Savers, watch out. Please latch on to whatever interest rates banks are offering on fixed deposits (FDs) now, for, in a few short weeks, we could see deposit rates falling even though inflation may stay high for a while.
Evidence of a near-future fall in rates is popping up from many sources.
First, since the economy is slowing down, credit demand is falling. According to the latest weekly data, the Reserve Bank of India (RBI) says that bank credit growth has fallen from 20.7 percent in mid-June 2011 to 17.8 percent in mid-June this year. When bank lending is falling, banks will seek to reduce deposit growth too.
Second, this may already be happening. According to Business Standard, banks are beginning to refuse bulk deposits from corporates. The newspaper says that some banks “are not accepting bulk deposits of more than Rs 10 crore from one customer” and the rates being offered are down by 0.5 percent on three-month deposits.
Third, thanks to the RBI’s monetary easing – it raised banks’ access to cheap export finance last month instead of cutting rates – banks have almost stopped borrowing from the central bank through the repo window. A couple of months back, repo borrowings were in excess of Rs 1,00,000 crore a day. On 9 July, the outstandings on three-day repos were around Rs 11,530 crore. That’s almost nothing.
Four, thanks to easing global oil prices, banks’ biggest borrowers – the oil companies – are borrowing much less. This has automatically reduced bulk credit demand that was more or less like assured business for banks over the last three to four years.
Five, the RBI is meeting bankers today (9 July) in the run-up to the next monetary policy review on 31 July. Bankers are pitching for a rate cut to revive the economy. If the RBI agrees, deposit rates will also come down after 31 July.
Six, last month the State Bank – which sets the trend for loan and deposit rates – cut retail deposit rates for short-maturities going upto 240 days by 0.25 percent. Once the RBI policy is announced, one can expect cuts in deposits of longer maturities.

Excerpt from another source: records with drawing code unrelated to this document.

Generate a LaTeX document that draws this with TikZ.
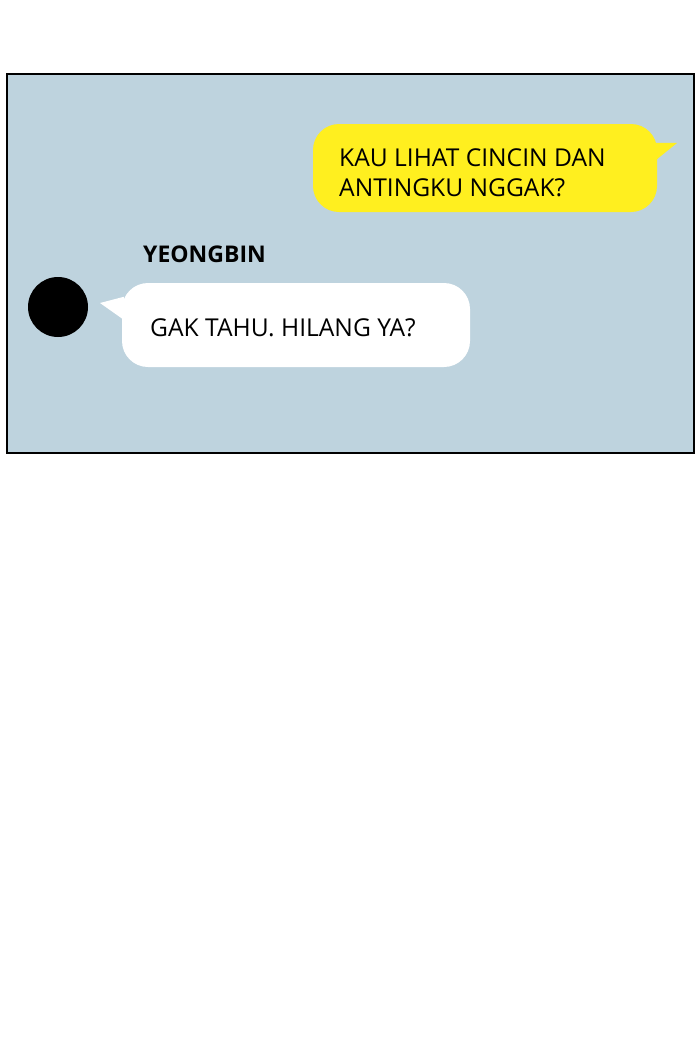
\documentclass[tikz,border=0pt]{standalone}
\usepackage{fontspec}
\setmainfont{Open Sans}
\usetikzlibrary{positioning, calc}
\definecolor{panelblue}{HTML}{BED3DE}
\definecolor{chatyellow}{HTML}{FFEF1F}
\tikzset{
  bubble/.style={rounded corners=26pt, inner sep=0pt, draw=none},
  chattext/.style={anchor=base west, inner sep=0pt, font=\fontsize{24.6}{30}\selectfont, align=left}
}
\begin{document}
\begin{tikzpicture}[x=1pt,y=-1pt]
	\useasboundingbox (0,0) rectangle (700,1044);
	\fill[white] (0,0) rectangle (700,1044);

	% panel
	\node[draw=black, line width=2pt, fill=panelblue, minimum width=687pt, minimum height=379pt, inner sep=0pt] (panel) at (350.5,263.5) {};

	% yellow bubble, right side
	\node[bubble, fill=chatyellow, minimum width=344pt, minimum height=88pt] (ask) at (485,168) {};
	\coordinate (asktip) at (677,143);
	\fill[chatyellow] ($(ask.north east)+(-3,19)$) -- (asktip) -- ($(ask.north east)+(-1,36)$) -- cycle;
	\node[chattext] (asktext) at (339,196) {KAU LIHAT CINCIN DAN\\ANTINGKU NGGAK?};

	% other speaker
	\fill[black] (58,307) circle (30);
	\node[anchor=base west, inner sep=0pt, font=\fontsize{23}{27}\selectfont\bfseries] (name) at (143,262) {YEONGBIN};

	% white bubble
	\node[bubble, fill=white, minimum width=348pt, minimum height=84pt] (reply) at (296,325) {};
	\coordinate (replytip) at (100,303);
	\fill[white] ($(reply.north west)+(2,14)$) -- (replytip) -- ($(reply.north west)+(2,37)$) -- cycle;
	\node[chattext] (replytext) at (150,336) {GAK TAHU. HILANG YA?};
\end{tikzpicture}
\end{document}
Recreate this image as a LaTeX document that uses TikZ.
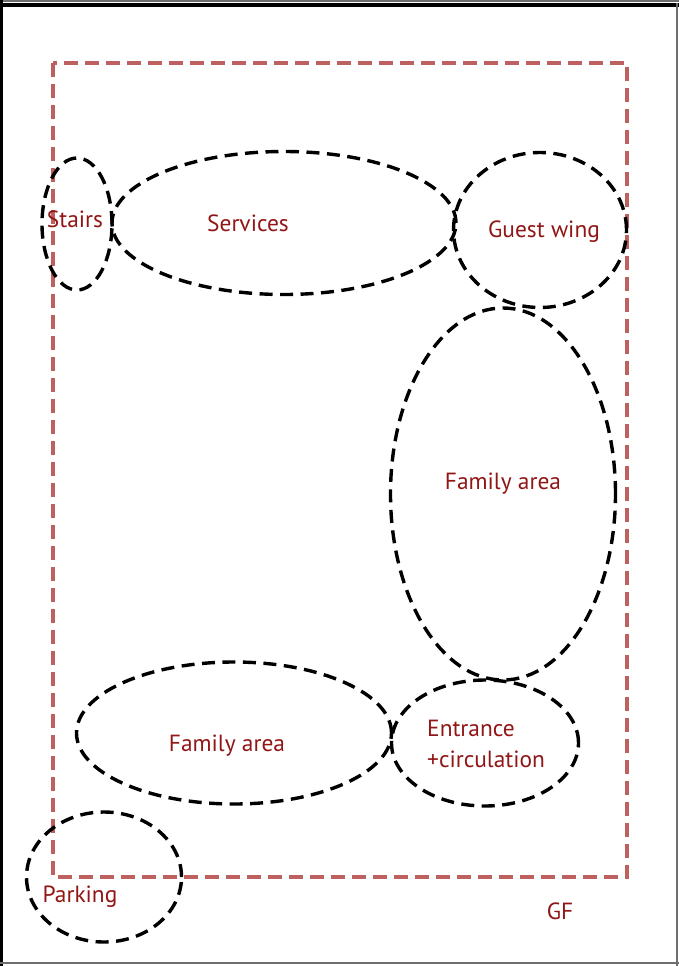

Seven, the government bond markets are also easing up – but very, very slightly. In the week to 6 July, yields on 10-year benchmark bonds, and also those of longer maturities, fell by 3-5 basis points (100 basis points make 1 percent). This kind of fall in yields is actually not a fall at all. In fact, market experts are surprised why our bonds markets are holding up when the European Central Bank and Bank of China cut rates. However, the explanation probably is that our bond markets are not sure what the RBI will do. The RBI has been more hawkish on inflation of late, and so the markets are doubtful on this score. Nevertheless, the slight easing shows where the trend is heading.
While it makes sense to latch on to fixed deposits when rates are going to fall, the only joker in the pack is inflation. If the government is unable to put a lid on it, your FDs will lose money when adjusted for inflation. But in a global recessionary scenario, the chances are even domestic inflation will fall.
A tip: Many government companies and quasi-government companies, have floated tax-free bonds paying 8-8.2 percent and these are listed on the stock markets. The National Highways Authority of India (NHAI) bond, for example (face value: Rs 1,000) is quoting at around Rs 1,077 on the National Stock Exchange. At the market price, the annual yield is over 7.5 percent. Since these are tax-free, investors in the top brackets might well make higher pre-tax returns on these bonds than in bank fixed deposits – with as little risk. Their liquidity is at least as good as the fixed deposits. (The other tax-free bonds include those by REC, PFC, Hudco, IRFC, etc)
A bonus: In a falling interest rate scenario, these tax-free bonds will rise in value as yields have to fall to equalise with currently available fixed deposit and bond prices. So you could end up making a small capital gain as well.
Don’t wait. The window of opportunity for tying up current rates may be just a few weeks.